Toast hazelnuts over medium heat (stirring continually) for a few minutes. Remove from stove and let cool. Sauté shallots, garlic, zucchini, artichokes, fennel, radishes and butter beans/chickpeas in olive oil over medium heat for 7–10 minutes until lightly cooked and put aside. Rough chop hazelnuts and Morello cherries and set aside. Boil 2 cups of water with a slice of lemon and put aside.

Place couscous in a large bowl, add olive oil, sea salt, 
Za'atar (Moroccan spice) and pour the boiled lemon water over it. Cover and allow standing for 5 minutes.

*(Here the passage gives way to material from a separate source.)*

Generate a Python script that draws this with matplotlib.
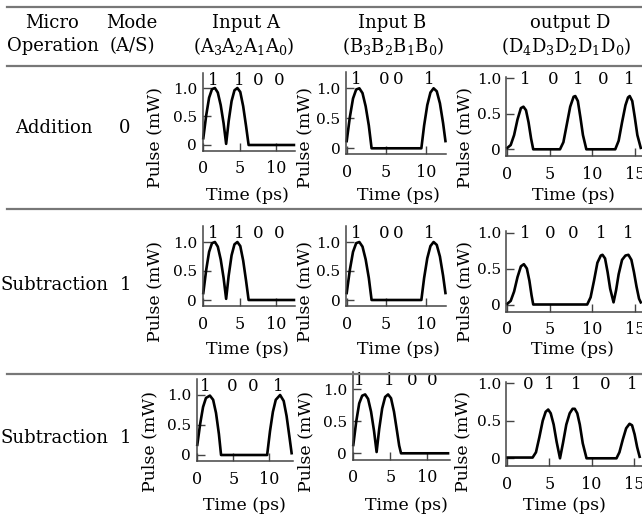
import matplotlib
matplotlib.use('Agg')
import matplotlib.pyplot as plt
from matplotlib.lines import Line2D

plt.rcParams['font.family'] = ['DejaVu Serif']
plt.rcParams['mathtext.fontset'] = 'dejavuserif'

# ---------------- data ----------------
operations = ['Addition', 'Subtraction', 'Subtraction']
modes = ['0', '1', '1']

a_bits = [[1, 1, 0, 0], [1, 1, 0, 0], [1, 0, 0, 1]]
b_bits = [[1, 0, 0, 1], [1, 0, 0, 1], [1, 1, 0, 0]]
d_bits = [[1, 0, 1, 0, 1], [1, 0, 0, 1, 1], [0, 1, 1, 0, 1]]

a_bit_pos = [[1.4, 4.9, 7.6, 10.4], [1.4, 4.9, 7.6, 10.4], [1.1, 4.8, 7.8, 11.2]]
b_bit_pos = [[1.25, 4.8, 6.5, 10.4], [1.25, 4.8, 6.5, 10.4], [0.8, 4.9, 7.9, 10.6]]
d_bit_pos = [[2.1, 5.4, 8.35, 11.3, 14.4], [2.1, 5.1, 7.8, 11.1, 14.2],
             [2.5, 5.0, 8.2, 11.6, 14.8]]

# Input A, pattern 1100 (rows 1 and 2)
a1100_t = [0, 0.4, 0.8, 1.2, 1.6, 2.0, 2.4, 2.8, 3.15, 3.5, 3.9, 4.3, 4.7, 5.1, 5.5, 5.9, 6.25, 12.5]
a1100_p = [0.12, 0.52, 0.83, 0.98, 1.0, 0.92, 0.7, 0.38, 0.02, 0.42, 0.77, 0.96, 1.0, 0.93, 0.68, 0.33, 0.0, 0.0]

# Input B, pattern 1001 (rows 1 and 2)
b1001_t = [0, 0.4, 0.8, 1.2, 1.6, 2.0, 2.4, 2.8, 3.15, 9.45, 9.8, 10.2, 10.6, 11.0, 11.4, 11.8, 12.2, 12.5]
b1001_p = [0.12, 0.52, 0.83, 0.98, 1.0, 0.92, 0.7, 0.38, 0.0, 0.0, 0.38, 0.72, 0.93, 1.0, 0.95, 0.75, 0.42, 0.12]

# Row 3 Input A (1001)
a3_t = [0, 0.4, 0.8, 1.2, 1.75, 2.2, 2.6, 3.0, 3.3, 9.7, 10.1, 10.5, 10.9, 11.5, 12.0, 12.4, 12.8, 13.1]
a3_p = [0.17, 0.52, 0.8, 0.95, 0.99, 0.92, 0.7, 0.35, 0.0, 0.0, 0.4, 0.72, 0.92, 1.0, 0.9, 0.65, 0.3, 0.03]

# Row 3 Input B (1100)
b3_t = [0, 0.4, 0.8, 1.2, 1.6, 2.0, 2.4, 2.8, 3.15, 3.5, 3.9, 4.3, 4.7, 5.1, 5.5, 5.9, 6.2, 6.45, 12.8]
b3_p = [0.13, 0.5, 0.78, 0.9, 0.92, 0.85, 0.65, 0.35, 0.02, 0.38, 0.7, 0.88, 0.92, 0.86, 0.65, 0.35, 0.12, 0.0, 0.0]

# Output D
d1_t = [0, 0.4, 0.8, 1.2, 1.6, 1.9, 2.2, 2.5, 2.8, 3.05, 6.2, 6.6, 7.0, 7.4, 7.8, 8.0, 8.3, 8.6, 8.9, 9.3,
        12.7, 13.1, 13.5, 13.9, 14.2, 14.4, 14.7, 15.0, 15.3, 15.7]
d1_p = [0.02, 0.06, 0.2, 0.42, 0.58, 0.6, 0.55, 0.38, 0.15, 0.0, 0.0, 0.1, 0.35, 0.6, 0.74, 0.75, 0.68, 0.45, 0.2, 0.0,
        0.0, 0.12, 0.38, 0.62, 0.73, 0.75, 0.68, 0.45, 0.2, 0.02]

d2_t = [0, 0.4, 0.8, 1.2, 1.6, 1.95, 2.3, 2.6, 2.85, 3.05, 9.4, 9.8, 10.2, 10.6, 11.0, 11.2, 11.5, 11.8, 12.1, 12.5,
        12.8, 13.1, 13.5, 13.9, 14.25, 14.6, 14.9, 15.2, 15.5, 15.7]
d2_p = [0.01, 0.05, 0.18, 0.38, 0.53, 0.56, 0.5, 0.33, 0.13, 0.0, 0.0, 0.1, 0.33, 0.58, 0.68, 0.69, 0.64, 0.45, 0.22, 0.03,
        0.2, 0.42, 0.62, 0.68, 0.69, 0.62, 0.45, 0.25, 0.08, 0.03]

d3_t = [0, 3.0, 3.4, 3.8, 4.2, 4.55, 4.85, 5.15, 5.5, 5.85, 6.25, 6.6, 7.0, 7.4, 7.75, 8.0, 8.3, 8.6, 8.95, 9.4,
        12.95, 13.3, 13.7, 14.1, 14.5, 14.8, 15.1, 15.4, 15.7]
d3_p = [0.01, 0.01, 0.08, 0.28, 0.5, 0.62, 0.65, 0.6, 0.45, 0.22, 0.0, 0.2, 0.45, 0.6, 0.66, 0.66, 0.6, 0.45, 0.2, 0.0,
        0.0, 0.08, 0.25, 0.4, 0.46, 0.44, 0.32, 0.15, 0.02]

a_curves = [(a1100_t, a1100_p), (a1100_t, a1100_p), (a3_t, a3_p)]
b_curves = [(b1001_t, b1001_p), (b1001_t, b1001_p), (b3_t, b3_p)]
d_curves = [(d1_t, d1_p), (d2_t, d2_p), (d3_t, d3_p)]

ab_xticks = [0, 5, 10]
d_xticks = [0, 5, 10, 15]
yticks = [0, 0.5, 1.0]
ytick_labels = ['0', '0.5', '1.0']

# ---------------- layout (pixels) ----------------
W, H = 642, 521
fig = plt.figure(figsize=(W / 100, H / 100), dpi=100)

# per row: (x0, ppx, xmax, y0, ppy) for A, B, D
layout = [
    [(203.3, 7.25, 12.6, 145.0, 57.0), (346.7, 7.9, 12.6, 148.3, 60.0), (507.3, 8.5, 15.8, 149.3, 71.0)],
    [(203.3, 7.25, 12.6, 300.0, 58.0), (346.7, 7.9, 12.6, 300.0, 58.0), (507.3, 8.5, 15.8, 304.5, 72.0)],
    [(197.3, 7.2, 13.3, 455.0, 60.0), (353.3, 7.4, 13.0, 453.3, 64.0), (507.3, 8.43, 16.0, 458.3, 75.0)],
]
pulse_label_x = [[155, 305, 465], [155, 305, 465], [150, 306, 463]]
pulse_label_y = [137, 292, 442]
time_label_x = [[247, 398, 573], [247, 398, 572], [244, 406, 564]]
time_label_y = [195, 350, 506]
row_label_y = [128, 285, 438]


def add_ax(x0, ppx, xmax, y0, ppy, ylim):
    xlim = (-0.1, xmax)
    left = x0 + xlim[0] * ppx
    right = x0 + xlim[1] * ppx
    bottom = y0 - ylim[0] * ppy
    top = y0 - ylim[1] * ppy
    ax = fig.add_axes([left / W, 1 - bottom / H, (right - left) / W, (bottom - top) / H])
    ax.set_xlim(xlim)
    ax.set_ylim(ylim)
    ax.patch.set_visible(False)
    for s in ['top', 'right']:
        ax.spines[s].set_visible(False)
    for s in ['left', 'bottom']:
        ax.spines[s].set_linewidth(1.1)
        ax.spines[s].set_color('#444444')
    ax.tick_params(direction='in', length=6, width=1, color='#444444')
    ax.tick_params(axis='x', pad=7, labelsize=11.5)
    ax.tick_params(axis='y', pad=4, labelsize=11)
    ax.set_yticks(yticks)
    ax.set_yticklabels(ytick_labels)
    return ax


for r in range(3):
    specs = layout[r]
    curves = [a_curves[r], b_curves[r], d_curves[r]]
    bits = [a_bits[r], b_bits[r], d_bits[r]]
    bpos = [a_bit_pos[r], b_bit_pos[r], d_bit_pos[r]]
    for c in range(3):
        ylim = (-0.1, 1.27) if c < 2 else (-0.1, 1.02)
        ax = add_ax(*specs[c], ylim)
        t, p = curves[c]
        ax.plot(t, p, color='black', lw=1.9, clip_on=False, solid_joinstyle='round')
        ax.set_xticks(ab_xticks if c < 2 else d_xticks)
        by = 1.14 if c < 2 else 0.98
        for xb, b in zip(bpos[c], bits[c]):
            ax.text(xb, by, str(b), ha='center', va='center', fontsize=12, clip_on=False)
        fig.text(pulse_label_x[r][c] / W, 1 - pulse_label_y[r] / H, 'Pulse (mW)', rotation=90,
                 ha='center', va='center', fontsize=12.5)
        fig.text(time_label_x[r][c] / W, 1 - time_label_y[r] / H, 'Time (ps)',
                 ha='center', va='center', fontsize=12.5)
    fig.text(54 / W, 1 - row_label_y[r] / H, operations[r], ha='center', va='center', fontsize=13)
    fig.text(125 / W, 1 - row_label_y[r] / H, modes[r], ha='center', va='center', fontsize=13)

# header
hy1, hy2 = 23, 46
fig.text(52 / W, 1 - hy1 / H, 'Micro', ha='center', va='center', fontsize=13)
fig.text(53 / W, 1 - hy2 / H, 'Operation', ha='center', va='center', fontsize=13)
fig.text(132 / W, 1 - hy1 / H, 'Mode', ha='center', va='center', fontsize=13)
fig.text(132 / W, 1 - hy2 / H, '(A/S)', ha='center', va='center', fontsize=13)
fig.text(246 / W, 1 - hy1 / H, 'Input A', ha='center', va='center', fontsize=13)
fig.text(244 / W, 1 - hy2 / H, r'(A$_3$A$_2$A$_1$A$_0$)', ha='center', va='center', fontsize=13)
fig.text(392 / W, 1 - hy1 / H, 'Input B', ha='center', va='center', fontsize=13)
fig.text(393 / W, 1 - hy2 / H, r'(B$_3$B$_2$B$_1$B$_0$)', ha='center', va='center', fontsize=13)
fig.text(570 / W, 1 - hy1 / H, 'output D', ha='center', va='center', fontsize=13)
fig.text(566 / W, 1 - hy2 / H, r'(D$_4$D$_3$D$_2$D$_1$D$_0$)', ha='center', va='center', fontsize=13)

# table rules
for yl in [7, 66, 209, 374]:
    fig.add_artist(Line2D([7 / W, 1], [1 - yl / H] * 2, color='#777777', lw=1.6))

fig.savefig('out.png', dpi=100)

Remove cover, fluff couscous with a fork, add the sautéed ingredients and mix lightly. Add the olives, cherry tomatoes, Morello cherries, hazelnuts and basil and mix very lightly. Pour Lavender Lemon Tahini salad dressing over salad right before you serve. Enjoy warm or cold with a glass of fruity wine.
Serves 6 to 8.



1 teaspoon fresh or dried tarragon
½ cup sesame tahini
2 tablespoons extra-virgin olive oil
2 small garlic cloves, lightly chopped
6 tablespoons lemon juice, freshly squeezed
¾ teaspoon sea salt
1/8 teaspoon organic culinary lavender petals, lightly chopped

Place all ingredients, except for the tarragon and lavender petals, in a food processor and pulse until it looks creamy. Add tarragon and lavender petals and pulse 3 more times. Pour in a jar and refrigerate. Before using, take out of fridge and place on kitchen counter for 10–15 minutes until it comes to about room temperature. Drizzle over the salad.